> **Task description**
Return the listing below verbatim. Pictures do not belong in the copy.
## START
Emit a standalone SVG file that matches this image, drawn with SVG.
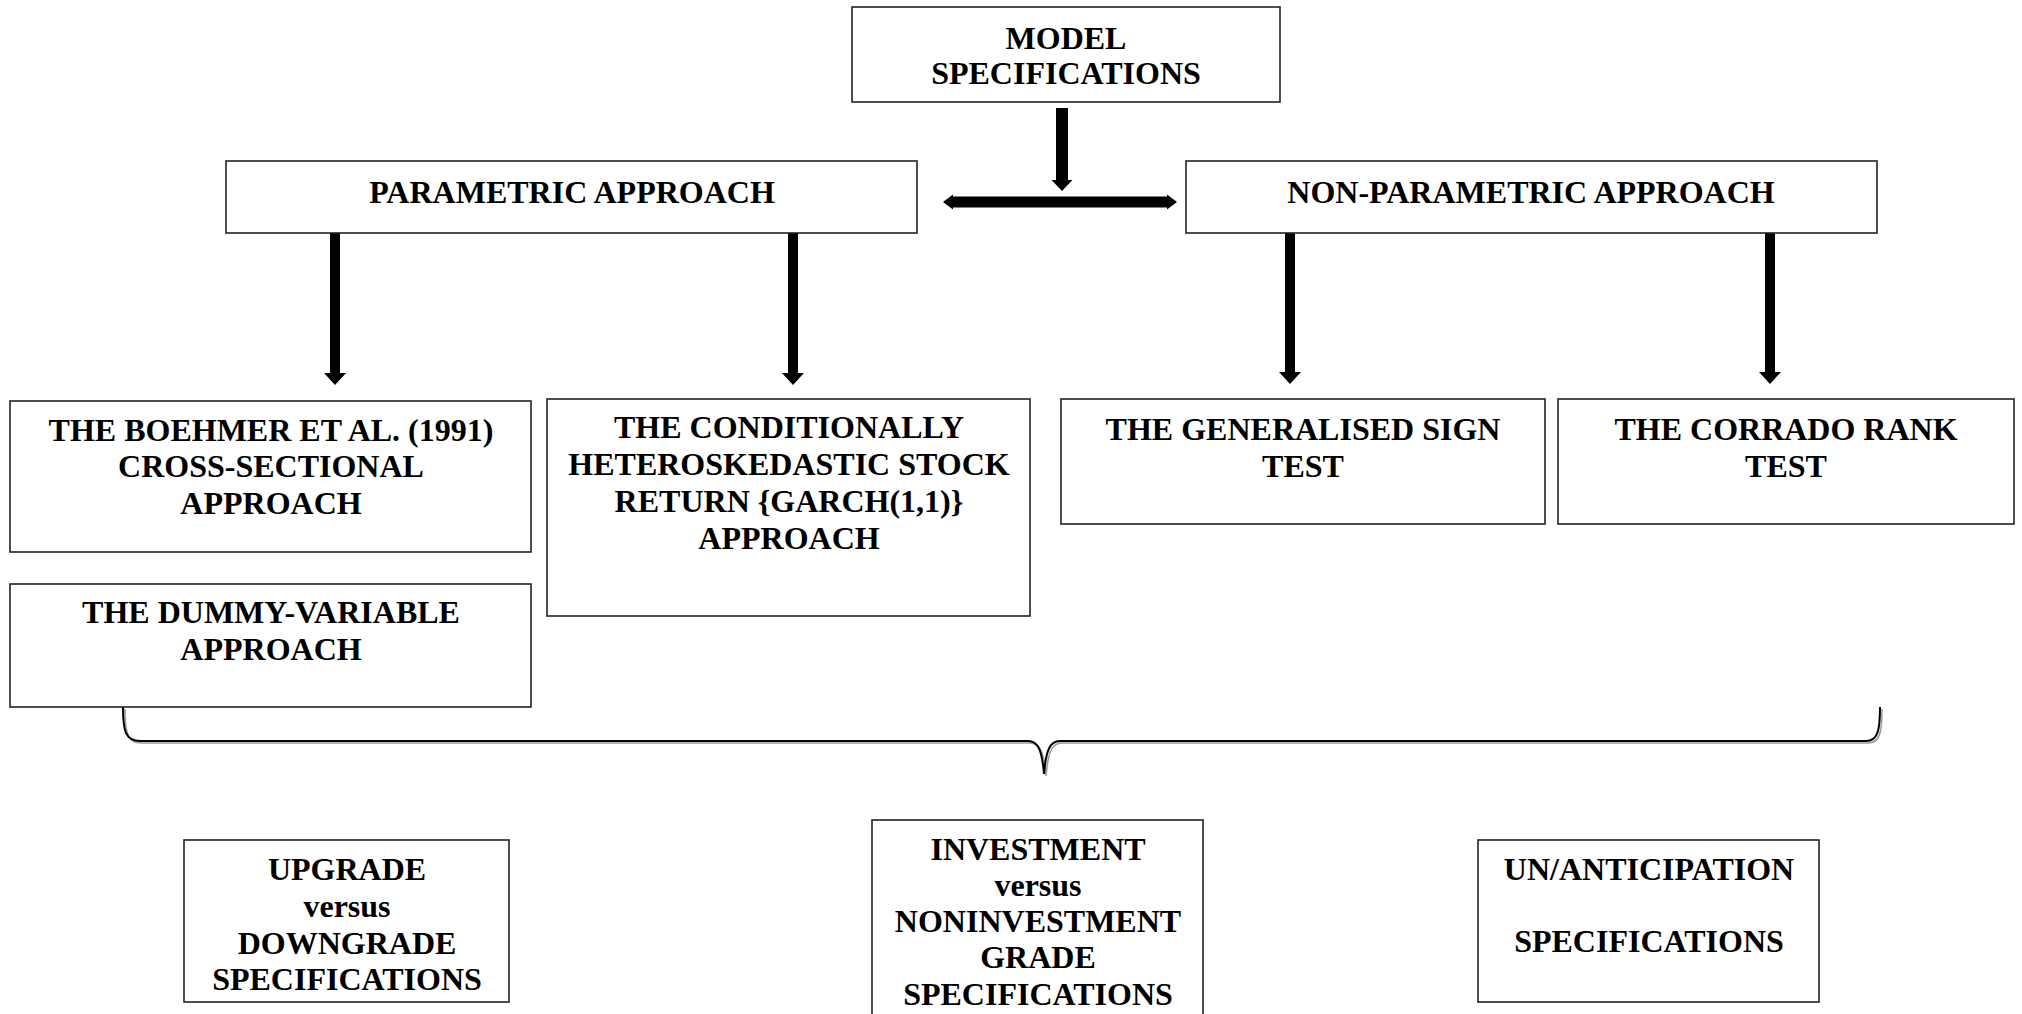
<svg xmlns="http://www.w3.org/2000/svg" width="2022" height="1014" viewBox="0 0 2022 1014">
  <style>
    .box { fill: #ffffff; stroke: #222222; stroke-width: 1.6; }
    .lbl { font-family: "Liberation Serif", "Times New Roman", serif; font-weight: bold; font-size: 32px; fill: #000000; text-anchor: middle; }
    .arrow { fill: #000000; stroke: none; }
    .brace { fill: none; stroke: #000000; stroke-width: 2; }
    .brace-shade { fill: none; stroke: #9a9a9a; stroke-width: 1.5; }
  </style>
  <rect width="2022" height="1014" fill="#ffffff"/>

  <!-- connectors -->
  <g id="connectors">
    <!-- model specifications down to the approaches -->
    <path class="arrow" d="M1056,108 H1068 V180 H1072.5 L1062,191 L1051.5,180 H1056 Z"/>
    <!-- two-way link between the approaches -->
    <path class="arrow" d="M943,202 L953,194.5 V196.5 H1167 V194.5 L1177,202 L1167,209.5 V207.5 H953 V209.5 Z"/>
    <!-- parametric branches -->
    <path class="arrow" d="M330,233 H340 V373 H346 L335,385 L324,373 H330 Z"/>
    <path class="arrow" d="M788,233 H798 V373 H804 L793,385 L782,373 H788 Z"/>
    <!-- non-parametric branches -->
    <path class="arrow" d="M1285,233 H1295 V372 H1301 L1290,384 L1279,372 H1285 Z"/>
    <path class="arrow" d="M1765,233 H1775 V372 H1781 L1770,384 L1759,372 H1765 Z"/>
    <!-- brace gathering all tests -->
    <path class="brace-shade" d="M125,709 C125,732 127,743 142,743 H1030 C1040,743 1044,752 1046,776 M1046,776 C1048,752 1052,743 1062,743 H1868 C1880,743 1882,732 1882,709"/>
    <path class="brace" d="M123,707 C123,730 125,741 140,741 H1028 C1038,741 1042,750 1044,774 C1046,750 1050,741 1060,741 H1866 C1878,741 1880,730 1880,707"/>
  </g>

  <g id="model-specifications">
    <rect class="box" x="852" y="7" width="428" height="95"/>
    <text class="lbl" x="1066" y="49">MODEL</text>
    <text class="lbl" x="1066" y="84">SPECIFICATIONS</text>
  </g>

  <g id="parametric-approach">
    <rect class="box" x="226" y="161" width="691" height="72"/>
    <text class="lbl" x="572" y="203">PARAMETRIC APPROACH</text>
  </g>

  <g id="non-parametric-approach">
    <rect class="box" x="1186" y="161" width="691" height="72"/>
    <text class="lbl" x="1531" y="203">NON-PARAMETRIC APPROACH</text>
  </g>

  <g id="boehmer">
    <rect class="box" x="10" y="401" width="521" height="151"/>
    <text class="lbl" x="271" y="441">THE BOEHMER ET AL. (1991)</text>
    <text class="lbl" x="271" y="477">CROSS-SECTIONAL</text>
    <text class="lbl" x="271" y="514">APPROACH</text>
  </g>

  <g id="dummy-variable">
    <rect class="box" x="10" y="584" width="521" height="123"/>
    <text class="lbl" x="271" y="623">THE DUMMY-VARIABLE</text>
    <text class="lbl" x="271" y="660">APPROACH</text>
  </g>

  <g id="garch">
    <rect class="box" x="547" y="399" width="483" height="217"/>
    <text class="lbl" x="789" y="438">THE CONDITIONALLY</text>
    <text class="lbl" x="789" y="475">HETEROSKEDASTIC STOCK</text>
    <text class="lbl" x="789" y="512">RETURN {GARCH(1,1)}</text>
    <text class="lbl" x="789" y="549">APPROACH</text>
  </g>

  <g id="sign-test">
    <rect class="box" x="1061" y="399" width="484" height="125"/>
    <text class="lbl" x="1303" y="440">THE GENERALISED SIGN</text>
    <text class="lbl" x="1303" y="477">TEST</text>
  </g>

  <g id="rank-test">
    <rect class="box" x="1558" y="399" width="456" height="125"/>
    <text class="lbl" x="1786" y="440">THE CORRADO RANK</text>
    <text class="lbl" x="1786" y="477">TEST</text>
  </g>

  <g id="upgrade-downgrade">
    <rect class="box" x="184" y="840" width="325" height="162"/>
    <text class="lbl" x="347" y="880">UPGRADE</text>
    <text class="lbl" x="347" y="917">versus</text>
    <text class="lbl" x="347" y="954">DOWNGRADE</text>
    <text class="lbl" x="347" y="990">SPECIFICATIONS</text>
  </g>

  <g id="investment-grade">
    <rect class="box" x="872" y="820" width="331" height="200"/>
    <text class="lbl" x="1038" y="860">INVESTMENT</text>
    <text class="lbl" x="1038" y="896">versus</text>
    <text class="lbl" x="1038" y="932">NONINVESTMENT</text>
    <text class="lbl" x="1038" y="968">GRADE</text>
    <text class="lbl" x="1038" y="1005">SPECIFICATIONS</text>
  </g>

  <g id="anticipation">
    <rect class="box" x="1478" y="840" width="341" height="162"/>
    <text class="lbl" x="1649" y="880">UN/ANTICIPATION</text>
    <text class="lbl" x="1649" y="952">SPECIFICATIONS</text>
  </g>
</svg>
## END
> **Answer for this exercise**
Emit a standalone SVG file that matches this image, drawn with SVG.
<svg xmlns="http://www.w3.org/2000/svg" width="2022" height="1014" viewBox="0 0 2022 1014">
  <style>
    .box { fill: #ffffff; stroke: #222222; stroke-width: 1.6; }
    .lbl { font-family: "Liberation Serif", "Times New Roman", serif; font-weight: bold; font-size: 32px; fill: #000000; text-anchor: middle; }
    .arrow { fill: #000000; stroke: none; }
    .brace { fill: none; stroke: #000000; stroke-width: 2; }
    .brace-shade { fill: none; stroke: #9a9a9a; stroke-width: 1.5; }
  </style>
  <rect width="2022" height="1014" fill="#ffffff"/>

  <!-- connectors -->
  <g id="connectors">
    <!-- model specifications down to the approaches -->
    <path class="arrow" d="M1056,108 H1068 V180 H1072.5 L1062,191 L1051.5,180 H1056 Z"/>
    <!-- two-way link between the approaches -->
    <path class="arrow" d="M943,202 L953,194.5 V196.5 H1167 V194.5 L1177,202 L1167,209.5 V207.5 H953 V209.5 Z"/>
    <!-- parametric branches -->
    <path class="arrow" d="M330,233 H340 V373 H346 L335,385 L324,373 H330 Z"/>
    <path class="arrow" d="M788,233 H798 V373 H804 L793,385 L782,373 H788 Z"/>
    <!-- non-parametric branches -->
    <path class="arrow" d="M1285,233 H1295 V372 H1301 L1290,384 L1279,372 H1285 Z"/>
    <path class="arrow" d="M1765,233 H1775 V372 H1781 L1770,384 L1759,372 H1765 Z"/>
    <!-- brace gathering all tests -->
    <path class="brace-shade" d="M125,709 C125,732 127,743 142,743 H1030 C1040,743 1044,752 1046,776 M1046,776 C1048,752 1052,743 1062,743 H1868 C1880,743 1882,732 1882,709"/>
    <path class="brace" d="M123,707 C123,730 125,741 140,741 H1028 C1038,741 1042,750 1044,774 C1046,750 1050,741 1060,741 H1866 C1878,741 1880,730 1880,707"/>
  </g>

  <g id="model-specifications">
    <rect class="box" x="852" y="7" width="428" height="95"/>
    <text class="lbl" x="1066" y="49">MODEL</text>
    <text class="lbl" x="1066" y="84">SPECIFICATIONS</text>
  </g>

  <g id="parametric-approach">
    <rect class="box" x="226" y="161" width="691" height="72"/>
    <text class="lbl" x="572" y="203">PARAMETRIC APPROACH</text>
  </g>

  <g id="non-parametric-approach">
    <rect class="box" x="1186" y="161" width="691" height="72"/>
    <text class="lbl" x="1531" y="203">NON-PARAMETRIC APPROACH</text>
  </g>

  <g id="boehmer">
    <rect class="box" x="10" y="401" width="521" height="151"/>
    <text class="lbl" x="271" y="441">THE BOEHMER ET AL. (1991)</text>
    <text class="lbl" x="271" y="477">CROSS-SECTIONAL</text>
    <text class="lbl" x="271" y="514">APPROACH</text>
  </g>

  <g id="dummy-variable">
    <rect class="box" x="10" y="584" width="521" height="123"/>
    <text class="lbl" x="271" y="623">THE DUMMY-VARIABLE</text>
    <text class="lbl" x="271" y="660">APPROACH</text>
  </g>

  <g id="garch">
    <rect class="box" x="547" y="399" width="483" height="217"/>
    <text class="lbl" x="789" y="438">THE CONDITIONALLY</text>
    <text class="lbl" x="789" y="475">HETEROSKEDASTIC STOCK</text>
    <text class="lbl" x="789" y="512">RETURN {GARCH(1,1)}</text>
    <text class="lbl" x="789" y="549">APPROACH</text>
  </g>

  <g id="sign-test">
    <rect class="box" x="1061" y="399" width="484" height="125"/>
    <text class="lbl" x="1303" y="440">THE GENERALISED SIGN</text>
    <text class="lbl" x="1303" y="477">TEST</text>
  </g>

  <g id="rank-test">
    <rect class="box" x="1558" y="399" width="456" height="125"/>
    <text class="lbl" x="1786" y="440">THE CORRADO RANK</text>
    <text class="lbl" x="1786" y="477">TEST</text>
  </g>

  <g id="upgrade-downgrade">
    <rect class="box" x="184" y="840" width="325" height="162"/>
    <text class="lbl" x="347" y="880">UPGRADE</text>
    <text class="lbl" x="347" y="917">versus</text>
    <text class="lbl" x="347" y="954">DOWNGRADE</text>
    <text class="lbl" x="347" y="990">SPECIFICATIONS</text>
  </g>

  <g id="investment-grade">
    <rect class="box" x="872" y="820" width="331" height="200"/>
    <text class="lbl" x="1038" y="860">INVESTMENT</text>
    <text class="lbl" x="1038" y="896">versus</text>
    <text class="lbl" x="1038" y="932">NONINVESTMENT</text>
    <text class="lbl" x="1038" y="968">GRADE</text>
    <text class="lbl" x="1038" y="1005">SPECIFICATIONS</text>
  </g>

  <g id="anticipation">
    <rect class="box" x="1478" y="840" width="341" height="162"/>
    <text class="lbl" x="1649" y="880">UN/ANTICIPATION</text>
    <text class="lbl" x="1649" y="952">SPECIFICATIONS</text>
  </g>
</svg>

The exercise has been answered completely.